Number 10's announcement comes as Whitehall adapts to the new reality of Britain's planned departure from the EU, a withdrawal that is likely to touch on all areas of government policy.

Former head of the civil service Lord Kerslake has said the organisation may need to rebuild capability in key departments, including the Foreign Office, Cabinet Office, the Treasury and the Department for Business, Innovation and Skills, after years of job cuts. Meanwhile, former Foreign Office chief Sir Simon Fraser has said he believes the civil service faces a shortfall of staff with the right negotiating skills that could run into the “hundreds”.

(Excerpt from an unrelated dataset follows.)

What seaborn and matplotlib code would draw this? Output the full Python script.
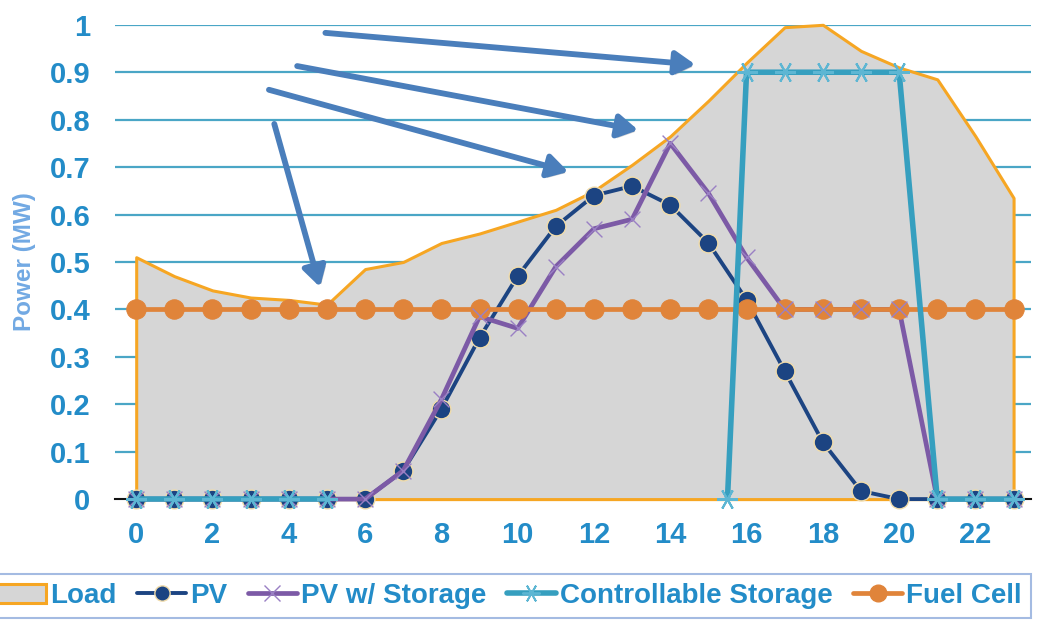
import numpy as np
import pandas as pd
import matplotlib
matplotlib.use("Agg")
import matplotlib.pyplot as plt
import matplotlib.patheffects as pe
from matplotlib.lines import Line2D
from matplotlib.patches import Patch
import seaborn as sns

# Hourly power profile (MW)
hours = list(range(24))
load = [0.51, 0.47, 0.44, 0.425, 0.42, 0.41, 0.485, 0.50, 0.54, 0.56, 0.585, 0.61,
        0.65, 0.705, 0.765, 0.84, 0.92, 0.995, 1.0, 0.945, 0.91, 0.885, 0.765, 0.635]
pv = [0, 0, 0, 0, 0, 0, 0, 0.06, 0.19, 0.34, 0.47, 0.575,
      0.64, 0.66, 0.62, 0.54, 0.42, 0.27, 0.12, 0.017, 0, 0, 0, 0]
pv_storage = [0, 0, 0, 0, 0, 0, 0, 0.06, 0.21, 0.385, 0.36, 0.49,
              0.57, 0.59, 0.75, 0.645, 0.51, 0.40, 0.40, 0.40, 0.40, 0, 0, 0]
storage_hours = [0, 1, 2, 3, 4, 5, 15.5, 16, 17, 18, 19, 20, 21, 22, 23]
storage = [0, 0, 0, 0, 0, 0, 0, 0.9, 0.9, 0.9, 0.9, 0.9, 0, 0, 0]
storage_segment = [0, 0, 0, 0, 0, 0, 1, 1, 1, 1, 1, 1, 1, 1, 1]
fuel_cell = [0.4] * 24

x_ticks = list(range(0, 23, 2))
y_ticks = [0, 0.1, 0.2, 0.3, 0.4, 0.5, 0.6, 0.7, 0.8, 0.9, 1]
y_tick_labels = ["0", "0.1", "0.2", "0.3", "0.4", "0.5", "0.6", "0.7", "0.8", "0.9", "1"]

sns.set_theme(style="white")
plt.rcParams["font.family"] = ["Liberation Sans", "DejaVu Sans"]

TEXT_BLUE = "#238cc8"
GRID = "#4aa6c6"
LOAD_EDGE = "#f6a623"
LOAD_FILL = "#d6d6d6"
PV_NAVY = "#1c4482"
PURPLE = "#7c5aa6"
TEAL = "#369fbf"
ORANGE = "#e0843a"
STAR = (6, 2, 90)  # six-armed asterisk with a vertical arm

fig = plt.figure(figsize=(10.38, 6.2), dpi=100)
ax = fig.add_axes([0.111, 0.195, 0.882, 0.765])

# Gridlines beneath everything
for yv in y_ticks[1:]:
    ax.axhline(yv, color=GRID, lw=1.6, zorder=0)

# Load as a filled area
ax.fill_between(hours, load, 0, facecolor=LOAD_FILL, edgecolor=LOAD_EDGE,
                linewidth=2.2, zorder=1, clip_on=False)

df_pv = pd.DataFrame({"hour": hours, "pv": pv, "pvs": pv_storage, "fc": fuel_cell})
df_st = pd.DataFrame({"hour": storage_hours, "st": storage, "seg": storage_segment})

sns.lineplot(data=df_pv, x="hour", y="pv", ax=ax, color=PV_NAVY, lw=2.8,
             marker="o", markersize=13.5, markerfacecolor=PV_NAVY,
             markeredgecolor="#f1dcaa", markeredgewidth=1.0, zorder=3, clip_on=False)
sns.lineplot(data=df_pv, x="hour", y="pvs", ax=ax, color=PURPLE, lw=3.4,
             marker=None, zorder=4, clip_on=False)
sns.lineplot(data=df_pv, x="hour", y="fc", ax=ax, color=ORANGE, lw=3.4,
             marker="o", markersize=14, markerfacecolor=ORANGE,
             markeredgecolor=ORANGE, zorder=5, clip_on=False)
# Cross markers of the PV w/ Storage series sit above the fuel-cell line
sns.scatterplot(data=df_pv, x="hour", y="pvs", ax=ax, marker="x", s=130,
                color="#9a80c4", linewidth=1.0, zorder=5.5, clip_on=False)
sns.lineplot(data=df_st, x="hour", y="st", units="seg", estimator=None, ax=ax,
             color=TEAL, lw=4, marker=STAR, markersize=15,
             markeredgecolor="#5db6d3", markeredgewidth=1.5, zorder=6, clip_on=False)

# Callout arrows
arrows = [((4.96, 0.983), (14.66, 0.916)),
          ((4.22, 0.913), (13.16, 0.778)),
          ((3.48, 0.863), (11.33, 0.690)),
          ((3.62, 0.791), (4.82, 0.447))]
for start, end in arrows:
    ann = ax.annotate("", xy=end, xytext=start,
                      arrowprops=dict(arrowstyle="-|>,head_length=0.6,head_width=0.35",
                                      mutation_scale=20, lw=4.2, color="#4a7ebb",
                                      shrinkA=0, shrinkB=0), zorder=8)
    ann.arrow_patch.set_path_effects([pe.withSimplePatchShadow(offset=(2, -2),
                                                               shadow_rgbFace="#777777",
                                                               alpha=0.35)])

ax.set_xlim(-0.55, 23.45)
ax.set_ylim(0, 1)
ax.set_xticks(x_ticks)
ax.set_yticks(y_ticks)
ax.set_yticklabels(y_tick_labels)
ax.tick_params(axis="both", length=0, labelsize=21, labelcolor=TEXT_BLUE)
ax.tick_params(axis="y", pad=18)
ax.tick_params(axis="x", pad=16)
for lab in ax.get_xticklabels() + ax.get_yticklabels():
    lab.set_fontweight("bold")
ax.set_xlabel("")
ax.set_ylabel("Power (MW)", fontsize=17.5, fontweight="bold", color="#72a9e3", labelpad=10)

for side in ["top", "right", "left"]:
    ax.spines[side].set_visible(False)
ax.spines["bottom"].set_color("#111111")
ax.spines["bottom"].set_linewidth(1.5)
ax.spines["bottom"].set_zorder(0.5)
ax.patch.set_alpha(0)

handles = [
    Patch(facecolor=LOAD_FILL, edgecolor=LOAD_EDGE, linewidth=2.2),
    Line2D([], [], color=PV_NAVY, lw=2.8, marker="o", markersize=11,
           markerfacecolor=PV_NAVY, markeredgecolor="#f1dcaa"),
    Line2D([], [], color=PURPLE, lw=3.4, marker="x", markersize=11,
           markeredgecolor="#9a80c4", markeredgewidth=1.0),
    Line2D([], [], color=TEAL, lw=4, marker=STAR, markersize=13,
           markeredgecolor="#5db6d3", markeredgewidth=1.3),
    Line2D([], [], color=ORANGE, lw=3.4, marker="o", markersize=12,
           markerfacecolor=ORANGE, markeredgecolor=ORANGE),
]
labels = ["Load", "PV", "PV w/ Storage", "Controllable Storage", "Fuel Cell"]
leg = fig.legend(handles, labels, loc="upper right", ncol=5,
                 bbox_to_anchor=(1031 / 1038, 1 - 574 / 620),
                 prop={"family": "Liberation Sans", "weight": "bold", "size": 20},
                 frameon=True, fancybox=False, handlelength=1.75, handletextpad=0.15,
                 columnspacing=0.75, borderpad=0.33, borderaxespad=0)
leg.get_frame().set_edgecolor("#8eaadb")
leg.get_frame().set_linewidth(1.5)
for t in leg.get_texts():
    t.set_color(TEXT_BLUE)

fig.savefig("out.png", dpi=100)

"Departments were not routinely asked to contingency plan for this, so as far as I can see that is the position, which puts them in a very difficult place." Lord Hennessy

Speaking before the Downing Street statement, constitutional expert Lord Hennessy, who has spent years studying the ins-and-outs of Whitehall, told CSW that he believed a lack of departmental contingency planning for Brexit meant the UK had "neither compass nor chart to help us through this".

He said: "Departments were not routinely asked to contingency plan for this, so as far as I can see that is the position, which puts them in a very difficult place.

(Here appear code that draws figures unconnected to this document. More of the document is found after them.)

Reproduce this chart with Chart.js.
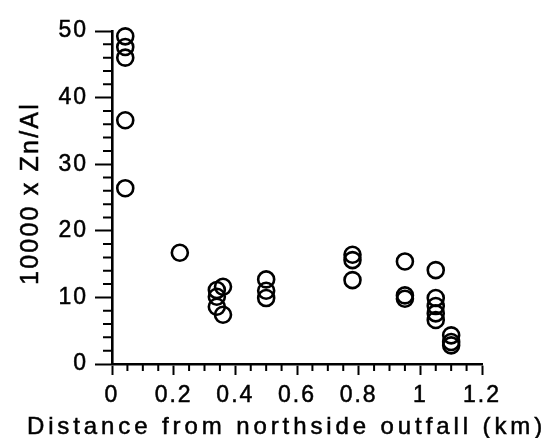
<!DOCTYPE html>
<html><head><meta charset="utf-8">
<script src="https://cdn.jsdelivr.net/npm/chart.js@4"></script>
<style>html,body{margin:0;padding:0;background:#fff}#wrap{width:545px;height:438px;position:relative}</style>
</head><body><div id="wrap"><canvas id="c"></canvas></div>
<script>
// ---- data ----
const distanceKm = [0.043,0.043,0.043,0.043,0.043, 0.22, 0.34,0.34,0.34,0.36,0.36, 0.50,0.50,0.50, 0.78,0.78,0.78, 0.95,0.95,0.95, 1.05,1.05,1.05,1.05,1.05, 1.10,1.10,1.10];
const znAlRatio  = [49.2,47.6,46.0,36.6,26.4, 16.7, 11.1,10.1,8.6,11.6,7.4, 12.7,11.0,9.9, 16.4,15.6,12.6, 15.4,10.3,9.8, 14.1,9.9,8.7,7.6,6.6, 4.3,3.3,2.8];
const xTickValues = [0,0.2,0.4,0.6,0.8,1,1.2];
const xTickLabels = ['0','0.2','0.4','0.6','0.8','1','1.2'];
const yTickValues = [0,10,20,30,40,50];
const yTickLabels = ['0','10','20','30','40','50'];
const xMinorStep = 0.05;
const yMinorStep = 2;
const yAxisTitle = '10000 x Zn/Al';
const xAxisTitle = 'Distance from northside outfall (km)';

const FONT = '"Liberation Sans", Arial, Helvetica, sans-serif';
Chart.defaults.font.family = FONT;
Chart.defaults.color = '#000';

const points = distanceKm.map((d, i) => ({ x: d, y: znAlRatio[i] }));

const spacingPlugin = {
  id: 'spacing',
  beforeDraw(chart) { chart.ctx.letterSpacing = '2px'; }
};

const extras = {
  id: 'extras',
  afterDraw(chart) {
    const { ctx, scales: { x, y } } = chart;
    ctx.save();
    ctx.strokeStyle = '#000';
    ctx.lineWidth = 2;
    ctx.beginPath();
    const nx = Math.round((x.max - x.min) / xMinorStep);
    for (let i = 1; i < nx; i++) {
      if (i % 4 === 0) continue;
      const px = x.getPixelForValue(x.min + i * xMinorStep);
      ctx.moveTo(px, y.bottom);
      ctx.lineTo(px, y.bottom + 7);
    }
    const ny = Math.round((y.max - y.min) / yMinorStep);
    for (let i = 1; i < ny; i++) {
      if (i % 5 === 0) continue;
      const py = y.getPixelForValue(y.min + i * yMinorStep);
      ctx.moveTo(x.left - 9, py);
      ctx.lineTo(x.left, py);
    }
    ctx.stroke();
    ctx.fillStyle = '#000';
    ctx.lineWidth = 0.5;
    // x axis title
    ctx.font = '24px ' + FONT;
    ctx.letterSpacing = '3.9px';
    ctx.textAlign = 'center';
    ctx.textBaseline = 'alphabetic';
    const tx = chart.width / 2 + 14, ty = 434;
    ctx.fillText(xAxisTitle, tx, ty);
    ctx.strokeText(xAxisTitle, tx, ty);
    // y axis title
    ctx.font = '25px ' + FONT;
    ctx.letterSpacing = '2.2px';
    ctx.translate(31, (y.top + y.bottom) / 2 - 4);
    ctx.rotate(-Math.PI / 2);
    ctx.textBaseline = 'middle';
    ctx.fillText(yAxisTitle, 0, 0);
    ctx.strokeText(yAxisTitle, 0, 0);
    ctx.restore();
  }
};

new Chart(document.getElementById('c'), {
  type: 'scatter',
  data: {
    datasets: [{
      data: points,
      pointStyle: 'circle',
      pointRadius: 8,
      pointHoverRadius: 8,
      borderWidth: 2.6,
      borderColor: '#000',
      backgroundColor: 'rgba(0,0,0,0)',
      clip: false
    }]
  },
  options: {
    animation: false,
    responsive: true,
    maintainAspectRatio: false,
    devicePixelRatio: 1,
    layout: { padding: { top: 31, right: 63, left: 0, bottom: 0 } },
    plugins: { legend: { display: false }, tooltip: { enabled: false } },
    scales: {
      x: {
        type: 'linear', min: 0, max: 1.2,
        afterBuildTicks: s => { s.ticks = xTickValues.map(v => ({ value: v })); },
        afterFit: s => { s.height = 74; },
        ticks: {
          callback: (v, i) => xTickLabels[i],
          font: { size: 23 }, padding: 7, maxRotation: 0, autoSkip: false, color: '#000',
          textStrokeColor: '#000', textStrokeWidth: 0.5
        },
        grid: { drawOnChartArea: false, drawTicks: true, tickLength: 11, tickWidth: 2, tickColor: '#000' },
        border: { display: true, width: 2.6, color: '#000' }
      },
      y: {
        type: 'linear', min: 0, max: 50,
        afterBuildTicks: s => { s.ticks = yTickValues.map(v => ({ value: v })); },
        afterFit: s => { s.width = 112; },
        ticks: {
          callback: (v, i) => yTickLabels[i],
          font: { size: 23 }, padding: 7, autoSkip: false, color: '#000',
          textStrokeColor: '#000', textStrokeWidth: 0.5
        },
        grid: { drawOnChartArea: false, drawTicks: true, tickLength: 17, tickWidth: 2, tickColor: '#000' },
        border: { display: true, width: 2.6, color: '#000' },
        title: { display: false }
      }
    }
  },
  plugins: [spacingPlugin, extras]
});
</script>
</body></html>
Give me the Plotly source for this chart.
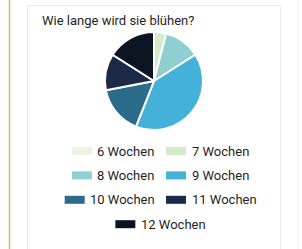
import plotly.graph_objects as go

# ---- data ----
categories = ["6 Wochen", "7 Wochen", "8 Wochen", "9 Wochen", "10 Wochen", "11 Wochen", "12 Wochen"]
values = [0, 1, 3, 10, 4, 3, 4]
colors = ["#eaf4e1", "#d5eac6", "#8fcfcf", "#43b1d8", "#2b6c8b", "#1b2a46", "#0d1421"]
title_text = "Wie lange wird sie blühen?"

W, H = 302, 249
FONT = "Roboto"
FS = 13


def px(x):
    return x / W


def py(y):
    return 1 - y / H


# rough Roboto advance widths (em) for label width estimation
CW = {" ": 0.248, "W": 0.888, "o": 0.57, "c": 0.523, "h": 0.551, "e": 0.53, "n": 0.552}


def text_w(s, size):
    return sum(CW.get(ch, 0.562) for ch in s) * size


fig = go.Figure(
    go.Pie(
        labels=categories,
        values=values,
        marker=dict(colors=colors, line=dict(color="white", width=2)),
        sort=False,
        direction="clockwise",
        rotation=0,
        textinfo="none",
        hoverinfo="label+percent",
        showlegend=False,
        domain=dict(x=[px(105), px(203)], y=[py(130.5), py(31.5)]),
    )
)

shapes = []
annotations = []

# decorative frame
shapes.append(dict(type="line", xref="paper", yref="paper", x0=px(9.5), x1=px(9.5), y0=0, y1=1,
                   line=dict(color="#e3ab76", width=1.5)))
shapes.append(dict(type="line", xref="paper", yref="paper", x0=px(298), x1=px(298), y0=0, y1=1,
                   line=dict(color="#f0f0f0", width=1)))
shapes.append(dict(type="path", xref="paper", yref="paper",
                   path=f"M {px(27.5)} 0 L {px(27.5)} {py(5.5)} L {px(280.5)} {py(5.5)} L {px(280.5)} 0",
                   line=dict(color="#e9e9e9", width=1)))

# title
annotations.append(dict(text=title_text, xref="paper", yref="paper", x=px(40), y=py(21),
                        xanchor="left", yanchor="middle", showarrow=False,
                        font=dict(family=FONT, size=13, color="#1f1f1f")))

# custom legend: two columns around a centre line, last odd item centred
center = 159.5
gap = 6.5
sw_w, sw_h, sw_gap = 20, 8, 3.5
row_y0, row_dy = 151, 24.4
n = len(categories)
for i, (lab, col) in enumerate(zip(categories, colors)):
    row, c = divmod(i, 2)
    y = row_y0 + row * row_dy
    tw = text_w(lab, FS)
    item_w = sw_w + sw_gap + tw
    if i == n - 1 and n % 2 == 1:
        left = center - item_w / 2
    elif c == 0:
        left = center - gap - item_w
    else:
        left = center + gap
    shapes.append(dict(type="rect", xref="paper", yref="paper",
                       x0=px(left), x1=px(left + sw_w), y0=py(y + sw_h / 2), y1=py(y - sw_h / 2),
                       fillcolor=col, line=dict(width=0)))
    annotations.append(dict(text=lab, xref="paper", yref="paper", x=px(left + sw_w + sw_gap), y=py(y),
                            xanchor="left", yanchor="middle", showarrow=False,
                            font=dict(family=FONT, size=FS, color="#1f1f1f")))

fig.update_layout(
    width=W, height=H,
    margin=dict(l=0, r=0, t=0, b=0),
    paper_bgcolor="white", plot_bgcolor="white",
    shapes=shapes, annotations=annotations,
    showlegend=False,
)

fig.write_html("out.html")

"Because the magnitude of this is extraordinary. In peacetime it is the greatest resetting of the dial in one go that we've ever been faced with. And the resetting of the dial involves all the government departments to some degree.

"Some intimately, and in a very protracted way. Not only have our political class got to rise to the level of events, so have the civil service – because they've never had to do anything like this before."

Robyn Munro, senior researcher at the Institute for Government think tank, said it was not certain that much contingency planning had been undertaken ahead of the referendum as the civil service had been “expressly forbidden” from laying the groundwork for an outcome that was contrary to formal government policy.

“I would have thought that planning for how we run things would have started today,” she told CSW on Friday afternoon. “It might take a long time.”

Munro said the government's preferred model for managing the UK’s divorce from the EU, and the relationship it would then seek with the bloc following an exit, would likely have to wait until the leadership campaigns of the prospective new Conservative leaders.

And she said ensuring the right staff were in place to run strong negotiations via the relevant government departments would be the main issue in the nearer term.

“The civil service is the smallest it’s been since the Second World War, there are fewer resources and less expertise,” Munro added. “The civil service should be thinking ‘what resources do we have; what do we need more of; and where do those people come from?"